Kellie

メットガラ ドレスをまとった美術館のKellieのレビュー・感想・評価

4.0
Amazing,Andrew!

METの服飾キュレーション部門で責任者を務めたアンドリュー。彼が魂を投じ創り上げた展示会の裏側を、この映画では観ることができる。
デザイナーの表現として美術的要素を内包する服。繊細な刺繍の渦や、敷き詰められたスパンコールが一面に広がる布地は、縫い付けたひとの技術の集結であり、それはそれは美しい景色だ。オートクチュールは間違いなくアートだと思っている。ディオール、ランバン、ヴィオネ、マックイーン、マルジェラなど。
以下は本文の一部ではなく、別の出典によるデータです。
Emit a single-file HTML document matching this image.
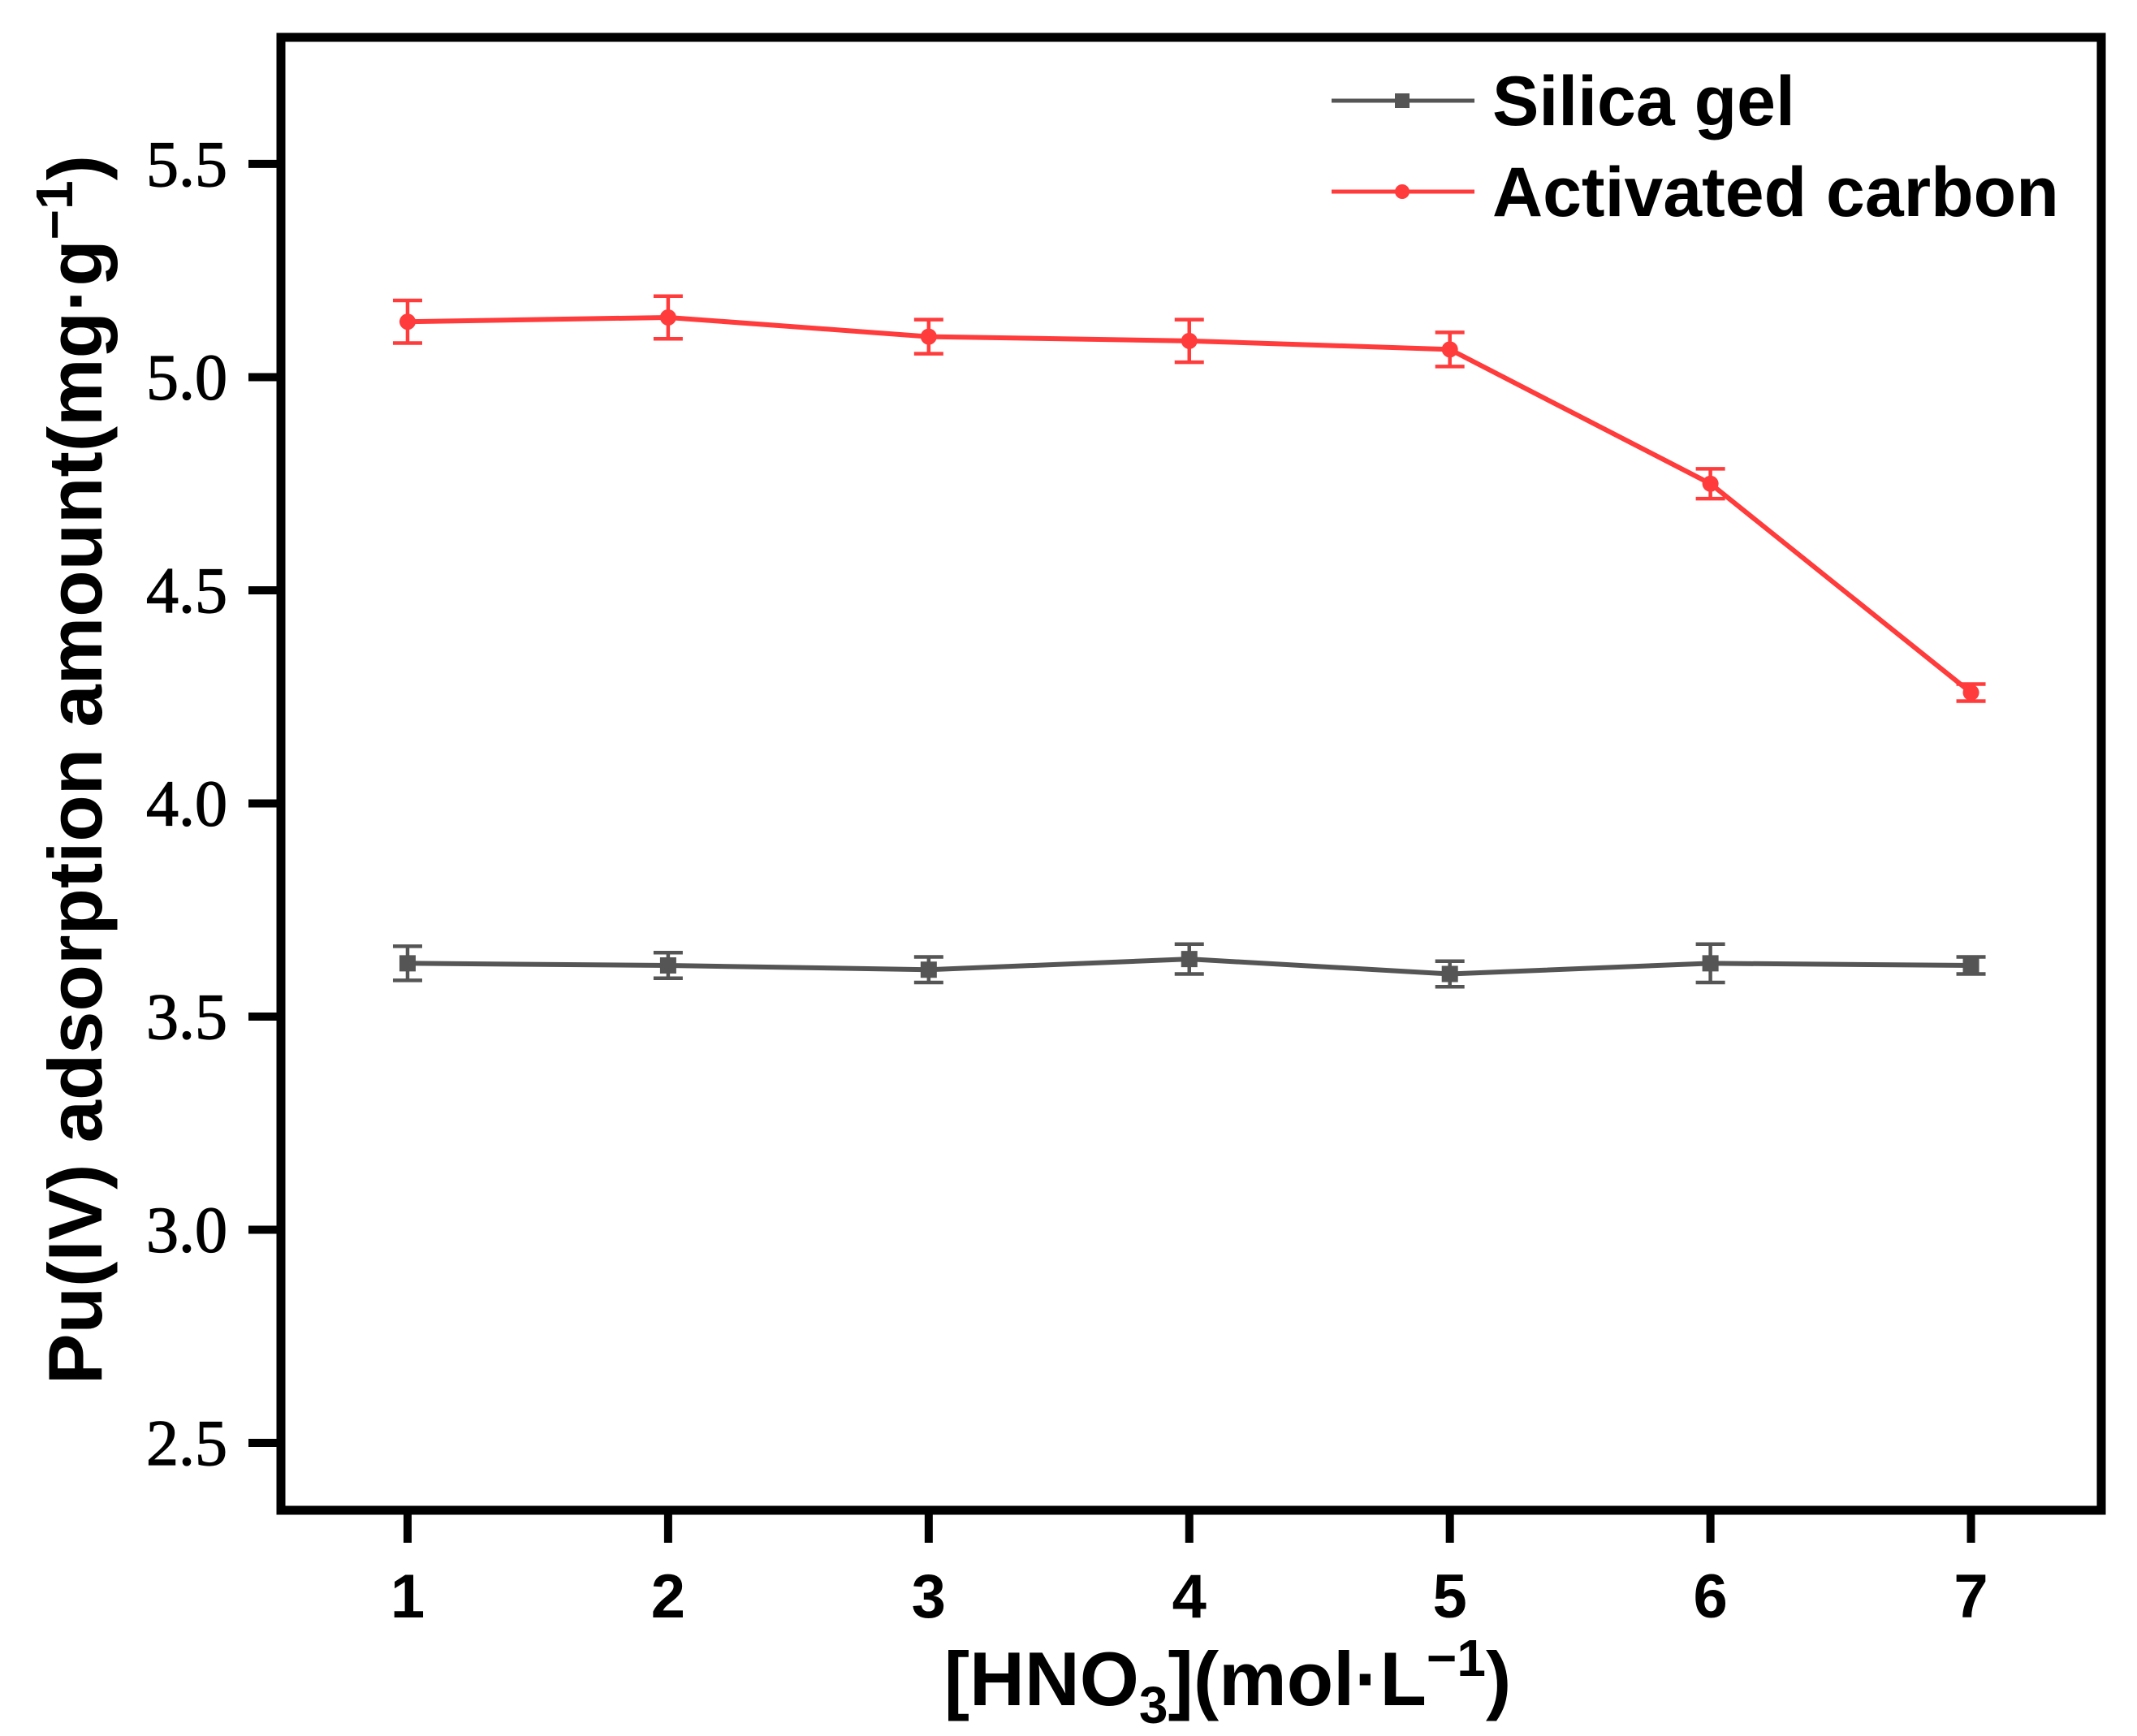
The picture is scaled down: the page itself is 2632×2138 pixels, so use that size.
<!DOCTYPE html>
<html><head><meta charset="utf-8"><style>
html,body{margin:0;padding:0;background:#fff;}
svg{display:block;}
</style></head><body>
<svg id="chart" width="2632" height="2138" viewBox="0 0 2632 2138" xmlns="http://www.w3.org/2000/svg">
<g id="plot"></g>
</svg>
<script>
const categories=[1,2,3,4,5,6,7];
const silicaValues=[3.625,3.62,3.61,3.635,3.6,3.625,3.62];
const silicaErrors=[0.04,0.03,0.03,0.035,0.03,0.045,0.02];
const carbonValues=[5.13,5.14,5.095,5.085,5.065,4.75,4.26];
const carbonErrors=[0.05,0.05,0.04,0.05,0.04,0.035,0.02];
const yTicks=[2.5,3.0,3.5,4.0,4.5,5.0,5.5];
const yTickLabels=["2.5","3.0","3.5","4.0","4.5","5.0","5.5"];
const xTickLabels=["1","2","3","4","5","6","7"];

const NS="http://www.w3.org/2000/svg";
const L=346,R=2588,T=46,B=1860;
const xMin=0.514,xMax=7.5,yMin=2.342,yMax=5.797;
function xs(v){return L+(v-xMin)/(xMax-xMin)*(R-L);}
function ys(v){return B-(v-yMin)/(yMax-yMin)*(B-T);}
const svg=document.getElementById('chart');
function mk(tag,attrs,parent){const e=document.createElementNS(NS,tag);for(const k in attrs)e.setAttribute(k,attrs[k]);(parent||svg).appendChild(e);return e;}

yTicks.forEach((t,i)=>{
  const y=ys(t);
  const tk=mk('line',{x1:L-40,x2:L,y1:y,y2:y,stroke:'#000','stroke-width':10});
  
  
  const tx=mk('text',{x:280,y:y+27,'text-anchor':'end','font-family':'Liberation Serif, serif','font-size':80,fill:'#000',stroke:'#000','stroke-width':1.2});
  tx.textContent=yTickLabels[i];
  
  
});
categories.forEach((c,i)=>{
  const x=xs(c);
  const tk=mk('line',{x1:x,x2:x,y1:B,y2:B+40,stroke:'#000','stroke-width':10});
  
  
  const tx=mk('text',{x:x,y:1992,'text-anchor':'middle','font-family':'Liberation Sans, sans-serif','font-weight':'bold','font-size':76,fill:'#000'});
  tx.textContent=xTickLabels[i];
  
  
});

function series(vals,errs,color,name,square){
  const pts=categories.map((c,i)=>xs(c)+','+ys(vals[i])).join(' ');
  const pl=mk('polyline',{points:pts,fill:'none',stroke:color,'stroke-width':6});
  
  
  categories.forEach((c,i)=>{
    const x=xs(c),y1=ys(vals[i]+errs[i]),y2=ys(vals[i]-errs[i]);
    const g=mk('g',{stroke:color,'stroke-width':4.5});
    
    
    mk('line',{x1:x,x2:x,y1:y1,y2:y2},g);
    mk('line',{x1:x-18,x2:x+18,y1:y1,y2:y1},g);
    mk('line',{x1:x-18,x2:x+18,y1:y2,y2:y2},g);
    let m;
    if(square) m=mk('rect',{x:x-10,y:ys(vals[i])-10,width:20,height:20,fill:color});
    else m=mk('circle',{cx:x,cy:ys(vals[i]),r:10,fill:color});
    
    
  });
}
series(silicaValues,silicaErrors,'#555555','silica-gel',true);
series(carbonValues,carbonErrors,'#ff3b3b','activated-carbon',false);

const fr=mk('rect',{x:L,y:T,width:R-L,height:B-T,fill:'none',stroke:'#000','stroke-width':11});



function leg(y,color,label,nm,square){
  const g=mk('g',{});
  
  
  mk('line',{x1:1640,x2:1816,y1:y,y2:y,stroke:color,'stroke-width':5},g);
  if(square) mk('rect',{x:1718,y:y-9,width:18,height:18,fill:color},g);
  else mk('circle',{cx:1727,cy:y,r:9,fill:color},g);
  const t=mk('text',{x:1838,y:y+30,'font-family':'Liberation Sans, sans-serif','font-weight':'bold','font-size':86,fill:'#000'},g);
  t.textContent=label;
}
leg(124,'#555555','Silica gel','legend-silica-gel',true);
leg(236,'#ff3b3b','Activated carbon','legend-activated-carbon',false);
</script>
<svg style="position:absolute;left:0;top:0" width="2632" height="2138" xmlns="http://www.w3.org/2000/svg">
<text transform="translate(125,948) rotate(-90)" text-anchor="middle" font-family="Liberation Sans, sans-serif" font-weight="bold" font-size="94" fill="#000">Pu(IV) adsorption amount(mg·g<tspan dy="-36" font-size="64">−1</tspan><tspan dy="36">)</tspan></text>
<text x="1512" y="2100" text-anchor="middle" font-family="Liberation Sans, sans-serif" font-weight="bold" font-size="94" fill="#000">[HNO<tspan dy="22" font-size="64">3</tspan><tspan dy="-22">](mol·L</tspan><tspan dy="-36" font-size="64">−1</tspan><tspan dy="36">)</tspan></text>
</svg>
</body></html>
これらの作品を芸術と呼ばないなら、それは新しいことを認めない排他的な思想か、大衆との距離感を気にした創り手の過剰な謙遜に思えてしまう。この美しさに素直に浸っていたいと思うのは、我儘なことだろうか。

歴代5位の入場者数を記録したという「鏡の中の中国」展。その展示内容から演出の細部に至るまで、もちろん素晴らしく、圧巻だった。そしてアンドリューの我を忘れたような仕事ぶりは、歴史的展示の続編を期待させる。5月に差し迫ったコム・デ・ギャルソン展、楽しみだ!